All of us disarmament advocates should be happy about the just-agreed reductions in the arsenals of the world's two biggest nuclear powers. But it's not reason enough to break out the champagne.
The U.S.-Russia agreement is certainly a big deal. Within seven years, both sides will slash their stockpiles of strategic warheads to roughly 1,500, an almost 50 percent reduction. The number of launchers would be cut by half. Daryl Kimball of the Arms Control Association (a person I truly respect) terms it "the first truly post-Cold-War nuclear arms reduction treaty."
But there are still a few glitches. A large one is a recurring nightmare from the 1980s: Star Wars, a.k.a. the missile defense program.
Senators Mitch McConnell and Jon Kyl (two people I have no respect for) have threatened to block ratification in the Senate if the agreement contains any binding language at all on missile defense, as the preamble reportedly has some wording dealing with the subject. Since sixty-seven votes are needed in the Senate (just like for any other treaty), this could be a roadblock.
The Russians, on the other hand, are not too happy, even with President Obama's downscaled version of the Reagan/Bush missile defense fantasy. And Obama took the unhelpful stance of refusing to offer any concrete assurances, annoying them and almost derailing the negotiations, as had happened in the past.
"Russia had wanted to cut the nuclear bomb arsenals further under Putin, which would have enabled us to call all the parties to the table to negotiate for their abolition, but no agreement was reached-with the U.S. insisting on having its so-called missile defense systems and plans to dominate space," says Alice Slater of the Nuclear Age Peace Foundation.
The Obama Administration's recent discussion with Romania and Bulgaria about the possibility of these two countries hosting elements of the system has further unnerved the Russians.
"If the U.S. unilaterally deploys considerable amounts of missile defense, then Russia has the right to withdraw from the agreement because the spirit of the preamble has been violated," threatens Vladimir Dvorkin, a retired general and arms control honcho.
Obama will need considerable skills at navigating these shoals.
And then there are other issues.
The United States and Russia still have 1,000 nuclear weapons each on hair-trigger alert, ready to be fired at a moment's notice.

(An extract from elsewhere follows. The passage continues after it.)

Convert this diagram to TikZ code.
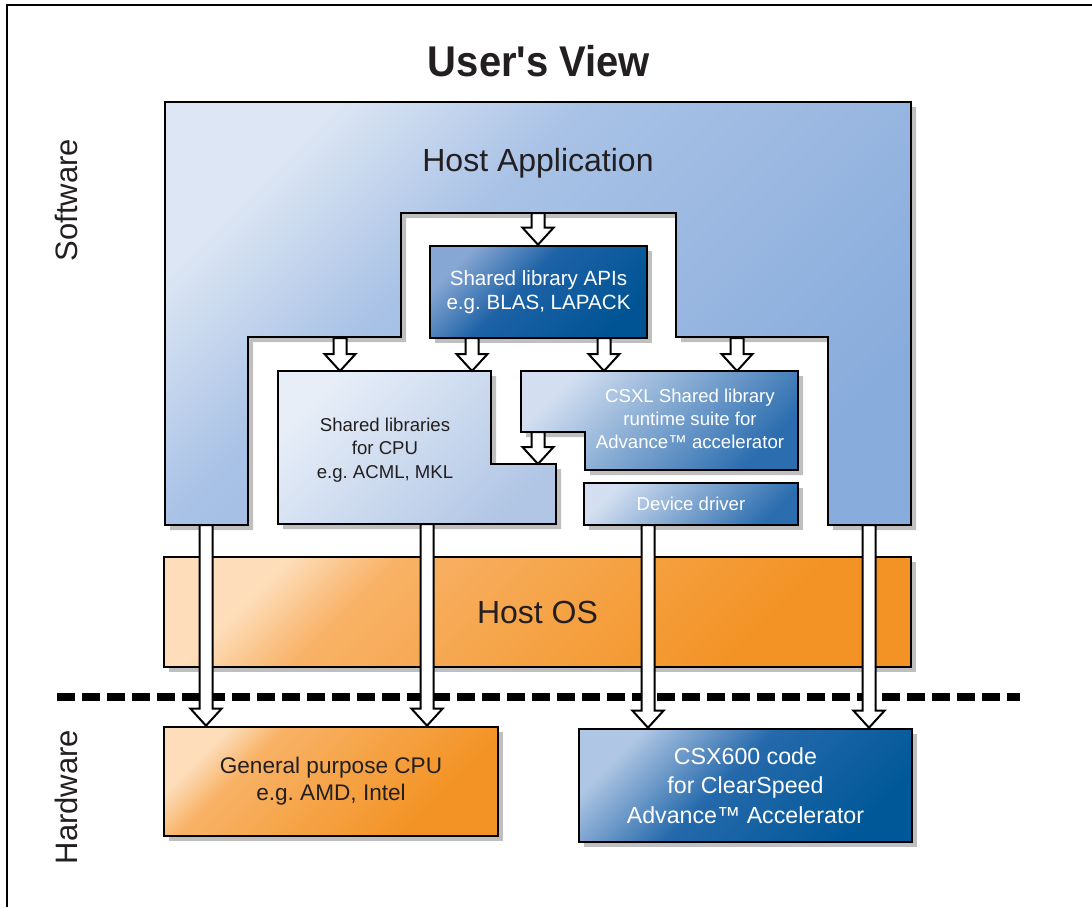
\documentclass[tikz,border=0pt]{standalone}
\usepackage{fontspec}
\setmainfont{Liberation Sans}
\newfontfamily\titlefont[Ligatures=TeXOff]{Liberation Sans}
\usetikzlibrary{calc,shadows}
\frenchspacing

\definecolor{hostA}{HTML}{DCE6F4}
\definecolor{hostB}{HTML}{A9C2E6}
\definecolor{hostC}{HTML}{88ACDC}
\definecolor{libA}{HTML}{E7EEF8}
\definecolor{libB}{HTML}{B1C6E5}
\definecolor{apiA}{HTML}{86A6D3}
\definecolor{apiB}{HTML}{1D62A6}
\definecolor{apiC}{HTML}{005494}
\definecolor{csxlA}{HTML}{D3DFF1}
\definecolor{csxlB}{HTML}{2B6DAF}
\definecolor{hwA}{HTML}{AFC6E4}
\definecolor{hwB}{HTML}{2569AB}
\definecolor{hwC}{HTML}{005898}
\definecolor{osA}{HTML}{FDDDBA}
\definecolor{osB}{HTML}{F8B266}
\definecolor{osC}{HTML}{F39325}
\definecolor{txt}{HTML}{231F20}

\pgfdeclarehorizontalshading{hostsh}{100bp}{color(0bp)=(hostA); color(25bp)=(hostA); color(40bp)=(hostB); color(75bp)=(hostC); color(100bp)=(hostC)}
\pgfdeclarehorizontalshading{libsh}{100bp}{color(0bp)=(libA); color(25bp)=(libA); color(75bp)=(libB); color(100bp)=(libB)}
\pgfdeclarehorizontalshading{apish}{100bp}{color(0bp)=(apiA); color(25bp)=(apiA); color(45bp)=(apiB); color(75bp)=(apiC); color(100bp)=(apiC)}
\pgfdeclarehorizontalshading{csxlsh}{100bp}{color(0bp)=(csxlA); color(25bp)=(csxlA); color(75bp)=(csxlB); color(100bp)=(csxlB)}
\pgfdeclarehorizontalshading{hwsh}{100bp}{color(0bp)=(hwA); color(25bp)=(hwA); color(46bp)=(hwB); color(75bp)=(hwC); color(100bp)=(hwC)}
\pgfdeclarehorizontalshading{ossh}{100bp}{color(0bp)=(osA); color(25bp)=(osA); color(34bp)=(osB); color(70bp)=(osC); color(100bp)=(osC)}

\tikzset{
  box/.style={draw=black, line width=1.3pt, inner sep=0pt, shade, shading angle=-45,
    drop shadow={shadow xshift=2.5pt, shadow yshift=-2.5pt, fill=black!25, opacity=1}},
  wh/.style 2 args={minimum width=#1, minimum height=#2},
  fatarrow/.style={draw=black, fill=white, line width=1pt, line join=miter},
  bigtxt/.style={font=\fontsize{16}{19}\selectfont, text=txt},
  midtxt/.style={align=center, font=\fontsize{11.3}{13.6}\selectfont},
  smalltxt/.style={align=center, font=\fontsize{9.3}{11.6}\selectfont},
  sidetxt/.style={rotate=90, font=\fontsize{15.5}{18}\selectfont, text=txt}
}

% fat white arrow straight down from #1 to #2
\newcommand{\bigarrow}[2]{%
  \draw[fatarrow] let \p1=(#1), \p2=(#2) in
    (\x1-3.25pt,\y1) -- (\x1-3.25pt,\y2+8.5pt) -- (\x1-7.75pt,\y2+8.5pt) -- (\x1,\y2)
    -- (\x1+7.75pt,\y2+8.5pt) -- (\x1+3.25pt,\y2+8.5pt) -- (\x1+3.25pt,\y1) -- cycle;}

\begin{document}
\begin{tikzpicture}[x=0.5pt,y=-0.5pt]
\useasboundingbox (0,0) rectangle (1092,907);

% frame and labels
\draw[line width=1pt] (7,907) -- (7,5) -- (1092,5);
\node[font=\titlefont\fontsize{21.5}{26}\selectfont\bfseries, text=txt, xscale=0.93, anchor=base] (title) at (539,76) {User's View};
\node[sidetxt] (sw) at (66,200) {Software};
\node[sidetxt] (hw) at (66,797) {Hardware};

% host application
\draw[box, shading=hostsh] (165,102) -- (911,102) -- (911,525) -- (828,525) -- (828,337)
  -- (676,337) -- (676,213) -- (401,213) -- (401,337) -- (248,337) -- (248,525) -- (165,525) -- cycle;
\node[bigtxt, anchor=base] (hostapp) at (538,171) {Host Application};

% libraries
\node[box, shading=apish, wh={108.5pt}{46pt}, smalltxt, font=\fontsize{10.3}{12}\selectfont, text=white] (api)
  at (538.5,292) {Shared library APIs\\e.g. BLAS, LAPACK};
\draw[box, shading=libsh] (278,371) -- (491,371) -- (491,464) -- (556,464) -- (556,524) -- (278,524) -- cycle;
\node[smalltxt, text=txt] (cpulib) at (385,450) {Shared libraries\\for CPU\\e.g. ACML, MKL};
\draw[box, shading=csxlsh] (521,371) -- (798,371) -- (798,470) -- (585,470) -- (585,432) -- (521,432) -- cycle;
\node[smalltxt, text=white] (csxl) at (690,419) {CSXL Shared library\\runtime suite for\\Advance™ accelerator};
\node[box, shading=csxlsh, wh={107pt}{21pt}, smalltxt, text=white] (dd) at (691,504) {Device driver};

% os and hardware
\node[box, shading=ossh, wh={373.5pt}{55pt}, bigtxt] (hostos) at (537.5,612) {Host OS};
\node[box, shading=ossh, wh={167pt}{54.5pt}, midtxt, text=txt] (cpu) at (331,781.5)
  {General purpose CPU\\e.g. AMD, Intel};
\node[box, shading=hwsh, wh={166.5pt}{56.5pt}, midtxt, font=\fontsize{11.6}{14.8}\selectfont, text=white] (csx)
  at (745.5,785.5) {CSX600 code\\for ClearSpeed\\Advance™ Accelerator};

\draw[line width=3.6pt, dash pattern=on 9pt off 3.5pt] (57,697) -- (1020,697);

% arrows
\coordinate (a1) at (538,213);
\coordinate (a2) at (340,338);
\coordinate (a3) at (472,338);
\coordinate (a4) at (604,338);
\coordinate (a5) at (737,338);
\coordinate (a6) at (538,432);
\coordinate (a7) at (206,525);
\coordinate (a8) at (427,524);
\coordinate (a9) at (648,525);
\coordinate (a10) at (869,525);
\coordinate (libtop) at (278,371);
\coordinate (libstep) at (491,464);

\bigarrow{a1}{a1 |- api.north}
\bigarrow{a2}{a2 |- libtop}
\bigarrow{a3}{a3 |- libtop}
\bigarrow{a4}{a4 |- libtop}
\bigarrow{a5}{a5 |- libtop}
\bigarrow{a6}{a6 |- libstep}
\bigarrow{a7}{a7 |- cpu.north}
\bigarrow{a8}{a8 |- cpu.north}
\bigarrow{a9}{a9 |- csx.north}
\bigarrow{a10}{a10 |- csx.north}
\end{tikzpicture}
\end{document}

An accident or a miscalculation on either side could result in an unimaginable cataclysm. I have seen no indication that the new agreement addresses this problem.
And then there's the larger question for those of us committed to a nuclear-free world: Does this treaty move us along that path? Richard Burt of Global Zero (as in zero nuclear weapons) thinks so. The United States and Russia "took a major step toward achieving their goal of global zero," he says.
I wish I could be that optimistic. Matthew Rojansky of the Partnership for a Secure America calculates that there'll still be more than 10,000 U.S. and Russian nuclear weapons left after the agreement takes effect. In spite of the symbolism of the treaty being signed next month in Prague, where Obama made his pledge of ridding the world of nuclear arms, I will believe in a nuclear-free world when I see it.
Still, the agreement is a major step forward. If not the time for a toast, it is at least an occasion to let out a cheer.